When Google came out with Android, they failed to provide any sort of unique device identifier of any significance to their developer community. They did provide several ways for developers to get some seemingly unique identifier, but those were easily modifiable, sometimes were not set at all or set to the same value across all devices sold by an OEM. In addition they would get reset after a factory wipe, etc. Developers resorted to DIY identifiers, scoured and composed from several unique component identifiers available to them by the system, such as the IMEI in phone devices, or the MAC address of the WiFi network interface in others. Then Google released Android 2.3 which included a unique identifier which, while better than the previous ones, was still not 100% robust.
Microsoft has belatedly joined the new-walled-garden era, first with Windows Phone 7 and now with Windows 8. The ‘new’ API and model for applications, Metro, goes one step further by not providing any single unique device identification capability to developers (there are some exceptions, but they are truly exceptional and as of right now undocumented). The only thing close to user/device authentication is ‘Microsoft Account’ (formerly Windows Live, Passport etc. etc.) integration which is probably useless for 99% of the cross-platform applications available out there, that have a need for some sort of unique identification of their users/devices.
It’s the permissions stupid.
The whole situation boils down to botched design in terms of permission control, abuse by advertising, analytics and developers and extremely late regulatory and social reaction to the above, perhaps combined with a pretty simple way to raise barriers to entry to the competition while ‘solving’ the issue of privacy. All platforms have some sort of privacy/permission control, but none have a good one. Android has a pretty comprehensive permission system that assumes that before installing an application each user bothers to read a silly list of permissions (many of which they will probably not understand) and once they accept they will perpetually want to grant all those permissions to said application. There is no fine grained permission control post installation, no possibility to grant or revoke individual permissions to applications before they are launched (something like “I would like to allow App X to use my network connection, but not my location or my address book data”). iOS is also similarly badly designed: there is no explicit permission asked or required for using the network connection, a slew of personal data, several APIs, storage etc., except for location, where iOS does a much better job than Android, probably because of the high-profile exposure that their data-collection ‘functionality’ took a few years ago. At the same time, both platforms actively transmit information gathered by your device, be it nearby BSSIDs (the identifiers of wifi networks, akin to ethernet MAC addresses) or Cell IDs (the unique identifiers of nearby cellular transmitter/antennae) so that they improve their ‘network-based’ geolocation service. Google fares better in this respect, as they allow you to disable this; Apple doesn’t, as far as I know.

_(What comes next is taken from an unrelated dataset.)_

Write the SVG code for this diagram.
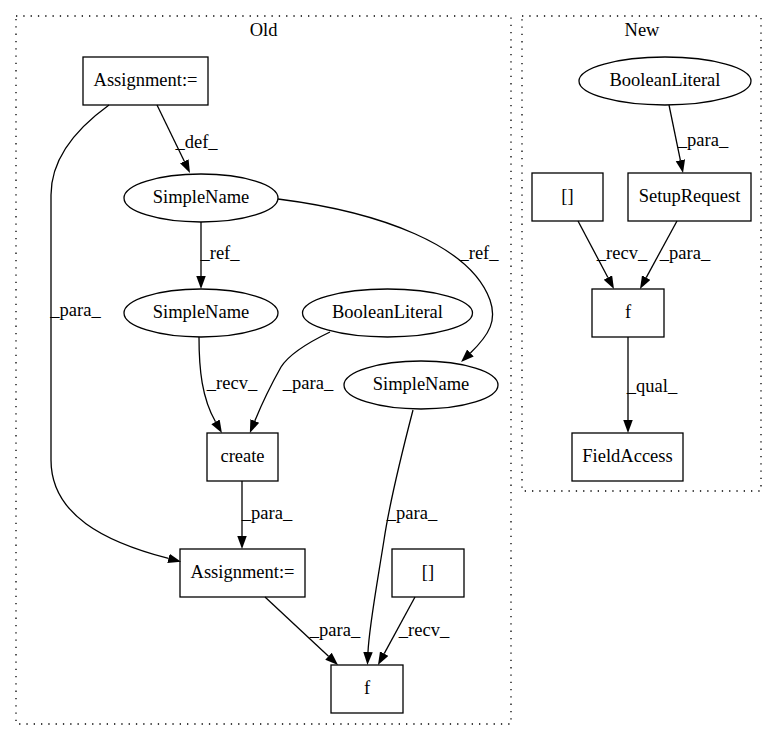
<svg xmlns="http://www.w3.org/2000/svg" width="777" height="740" viewBox="0 0 777 740">
<style>
text{font-family:"Liberation Serif","Times New Roman",serif;font-size:18.5px;fill:#000;text-anchor:middle}
.node rect,.node ellipse{fill:none;stroke:#000;stroke-width:1.3}
.cluster{fill:none;stroke:#000;stroke-width:1.3;stroke-dasharray:1.3,6}
.edge{fill:none;stroke:#000;stroke-width:1.3;marker-end:url(#ah)}
</style>
<defs>
<marker id="ah" markerUnits="userSpaceOnUse" markerWidth="14" markerHeight="11" refX="0" refY="4.75" orient="auto">
<path d="M0,0 L13,4.75 L0,9.5 z" fill="#000"/>
</marker>
</defs>
<rect width="777" height="740" fill="#fff"/>
<g id="cluster_old">
<rect class="cluster" x="16" y="16" width="495" height="708"/>
<text x="263.5" y="36">Old</text>
</g>
<g id="cluster_new">
<rect class="cluster" x="522" y="16" width="239" height="475"/>
<text x="642" y="36">New</text>
</g>
<g id="connectors">
<path class="edge" d="M109,105 C80,126 51,155 51,195 L51,460 C51,515 105,542 168.5,558.4"/>
<text x="75.5" y="316">_para_</text>
<path class="edge" d="M157,105 L184.3,161.3"/>
<text x="196.5" y="148">_def_</text>
<path class="edge" d="M201,222 L201,276"/>
<text x="220" y="259">_ref_</text>
<path class="edge" d="M278,199 C380,212 470,245 490,300 C497,320 490,334 470.4,353"/>
<text x="479" y="259">_ref_</text>
<path class="edge" d="M199,337 C199,370 202,398 215.5,421.8"/>
<text x="232" y="389">_recv_</text>
<path class="edge" d="M330,332 C305,344 288,356 281,367 C272,383 263,401 254.8,420.9"/>
<text x="308" y="389">_para_</text>
<path class="edge" d="M413,410 C400,460 390,500 384,540 C376,590 369,628 368,652"/>
<text x="412" y="519">_para_</text>
<path class="edge" d="M242,481 L242,536"/>
<text x="267" y="519">_para_</text>
<path class="edge" d="M265,597 L328.5,656.2"/>
<text x="335" y="636">_para_</text>
<path class="edge" d="M415,597 L384.2,653.6"/>
<text x="424" y="636">_recv_</text>
<path class="edge" d="M669,105 L680.4,160.3"/>
<text x="703" y="146">_para_</text>
<path class="edge" d="M578,221 L607.9,277.5"/>
<text x="622" y="259">_recv_</text>
<path class="edge" d="M677,221 L646.2,277.6"/>
<text x="685" y="259">_para_</text>
<path class="edge" d="M628,337 L628,420"/>
<text x="652" y="392">_qual_</text>
</g>
<g id="old_assign1" class="node"><rect x="83" y="57" width="125" height="48"/><text x="145.5" y="86">Assignment:=</text></g>
<g id="old_simplename1" class="node"><ellipse cx="201" cy="198" rx="77" ry="24"/><text x="201" y="203">SimpleName</text></g>
<g id="old_simplename2" class="node"><ellipse cx="201" cy="313" rx="77" ry="24"/><text x="201" y="318">SimpleName</text></g>
<g id="old_boolean" class="node"><ellipse cx="387.5" cy="313" rx="85" ry="24"/><text x="387.5" y="318">BooleanLiteral</text></g>
<g id="old_simplename3" class="node"><ellipse cx="421" cy="385" rx="77" ry="24"/><text x="421" y="390">SimpleName</text></g>
<g id="old_create" class="node"><rect x="207" y="433" width="71" height="48"/><text x="242.5" y="462">create</text></g>
<g id="old_assign2" class="node"><rect x="180" y="549" width="125" height="48"/><text x="242.5" y="578">Assignment:=</text></g>
<g id="old_brackets" class="node"><rect x="392" y="549" width="72" height="48"/><text x="428" y="578">[]</text></g>
<g id="old_f" class="node"><rect x="331" y="665" width="72" height="48"/><text x="367" y="694">f</text></g>
<g id="new_boolean" class="node"><ellipse cx="665" cy="81" rx="86" ry="24"/><text x="665" y="86">BooleanLiteral</text></g>
<g id="new_brackets" class="node"><rect x="532" y="173" width="71" height="48"/><text x="567.5" y="202">[]</text></g>
<g id="new_setup" class="node"><rect x="628" y="173" width="123" height="48"/><text x="689.5" y="202">SetupRequest</text></g>
<g id="new_f" class="node"><rect x="592" y="289" width="72" height="48"/><text x="628" y="318">f</text></g>
<g id="new_fieldaccess" class="node"><rect x="572" y="433" width="111" height="48"/><text x="627.5" y="462">FieldAccess</text></g>
</svg>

Then comes Microsoft, the ailing software behemoth that only recently decided that Balmer’s rhetoric about the iPhone’s failings, the iPad not gaining any significant traction etc. was totally wrong after all, and that they should jump on the tablet bandwagon, not in the way they’ve been trying to do for about a decade, but the way Apple did with their own version of a walled garden, doing away with the desktop paradigm and providing a dumbed down, simpler interface that does away with compatibility, file-systems etc and uses a locked down, app store/marketplace based model to ensure software legitimacy and boost profits. So Windows Phone 7 and Windows 8 provide new sets of APIs and a new ‘application environment’ called Metro. In the Windows 8 version, the æsthetics borrow much more than its name from Windows Phone 7, the company’s revamped operating system for mobile phones that, while a decent effort, doesn’t seem to be doing that great on the market. Metro on Windows 8, however, is not a finished product by any means, and probably won’t be ‘finished’ (that is of a sufficiently high quality) until Windows 9 is released in a few years from now. Metro on Windows 8 also has permissions, like Android, but does away with unique device identifiers and any sort of meaningful API to get any sort of replacement of one. It also allows the user to revoke a permission (say, for the location), but only after the application has be executed, which kind of defeats the purpose.
My experience with the ‘next-generation’ platforms I have programmed on until now strongly suggests that the companies and people designing them have no idea about the implications of their work. They are experimenting, releasing APIs, platforms and products without thinking them through, or the impact their software has on the users, developers building applications using them or the overall social effect of their design decisions. In the case of Android, many more developers have access to IMEIs, MAC addresses and other, arguably much more sensitive information about devices and their users than they would have, had Google paid some attention and provided a unique, immutable pseudo-random unique device identifier from day one. It is also surprising how bad their permissions system is, given that they at least went through the trouble of designing one in the first place. In the case of Microsoft, the complete lack of such a mechanism, may eventually play its part in hurting the company’s efforts to enter the game (they already are extremely late). And finally, Apple, the market leader that did so many things right in the first place, is risking pissing off everybody from small independent companies that helped build the platform, to its greatest non-platform owning competitors that can see through the excuse of legal heat from regulators and the government, their hypocrisy on protecting the users’ privacy and who may call their action as an excuse to block them out of their platform. At the end of the day, the three big players in this market still get all your information, and their expansion into advertising, mobile payments, e-commerce and every single part of the software ecosystem possible means that they have the greatest incentive to (ab)use it.
In the end, all of the privacy problems that location, unique device identification and access to other personal information may give rise to are easily solvable by a modern, smart permission system that gives the user the power to deny, revoke or grant permissions to individual applications post installation, including system software/applications, thus creating a level playing field where the user would decide what kind of access to provide to whom. That would be a clear demonstration, on the platform owners’ part, that they truly care about users’ privacy and not just creating barriers to entry to the competition and their bottom line.